There is a shared Owncloud folder group_seminar_slides, where slides from the group seminar can be shared (only) with other members of the group. Files or folders therein should follow the naming convention:

YYYY-MM-DD_TITLE

This way it is easier to keep on top of everything. If you have more than one file to share make a folder, otherwise just upload the file.

Access

To access this folder your ITP account needs to be in the Linux group ag-valenti.

Open Owncloud
Login with your ITP account
You should see a shared folder named group_seminar_slides

Data Management

This section is still up for discussion! Input is still welcome until these measures are put in place.

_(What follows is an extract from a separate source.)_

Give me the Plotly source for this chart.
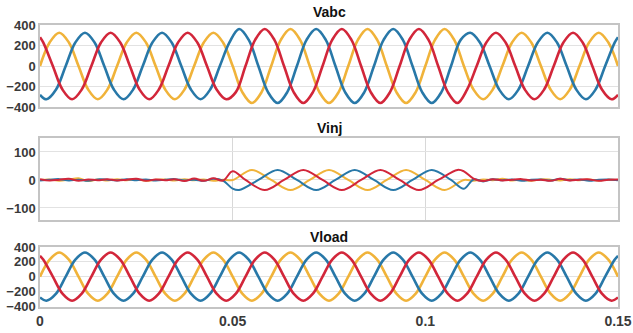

Here we provide some guidlines as to how data is supposed to be handled. In the following data refers to published work only.

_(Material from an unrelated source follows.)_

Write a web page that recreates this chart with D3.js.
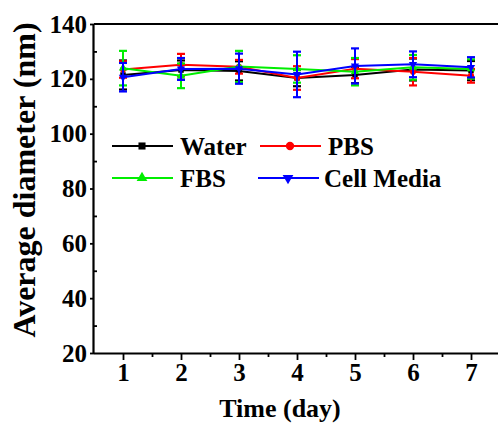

In order to assure that data is reproducible and available independent of the current staff all information has to be collected in a general repository.

A data set consists of the following elements:

	Details
Source code	Source code of the program used to produce the data. In case of licensed software the version number is sufficient. Add a `Makefile` (or comparable build instructions) and `configuration.txt` file that contains compiler and library versions used if applicable.
Input files	All input files corresponding to the particular calculation. This includes a script to run the program. Add metadata (parameters used).
Output files	Files produced by the program. Only those important for the discussion in the paper are necessary, e.g. files containing the band structure. If a script produced the final data file from a program output file add that here. Please try to combine post processing scripts into one or add an explanatory `README` file.
Plot scripts	Scripts that generate the exact plot found in the paper using data from a specific data set. Make sure that it is clear which data is used. If raw plots have been post processed add a note containing a short explanation of what was changed.
LaTeX source	The complete LaTeX source for the reproduction of the manuscript. This includes the figures. You can add additional notes that did not end up in the paper in a directory separated from the paper.

Repository Structure

Example File Names

Click to expand directory tree structure.

root

2101.1234-short-name-of-the-paper
- data
  - values.dat
- figure1
  - source_code_info.txt
  - input
    - script.sh
    - parameters.in
  - plot
    - fig1.gnu
- figure2
  - ...
- source_code
  - name-v1.0
    - Makefile
    - configuration.txt
    - ...
- latex
  - ...
2102.1234-short-name-of-the-paper
- figure1
  - source_code_info.txt
- figure2
- band_data

Arxiv ID?

Goethe-HLR

On the Goethe-HLR things are a bit different. Currently no DFT codes are set up. Users who run their own codes are asked to follow these rules:

Only modify files in your user home!
Keep your .bashrc as clean as possible and try to avoid modifying PATH.
Add module loading to your job scripts.

Module Loading

Modules are managed via the Modules utility. You only need the command module. Below we list common usage:

`module avail`	Shows all available modules
`module load <modulename>`	Load the specified module into the environment
`module unload <modulename>`	Unload the specified module from the environment

Per default only global modules will be shown. This may be enough. However, it is recommended that you add the following to your .bashrc


. /home/compmatsc/public/spack/share/spack/setup-env.sh

This will add more group-wide installed modules to your list. Typically you will only need to load the Intel compiler (if preferred) and an MPI implementation. We recommend mpi/intel/2019.5 with the Intel compiler comp/intel/2019.5 and mpi/openmpi/3.1.2-gcc-8.2.0 with the GNU compiler. If in doubt feel free to ask.

Please try not to modify anything in /home/compmatsc/public. This will affect all users of the group and you may involuntarily break something. Email support instead.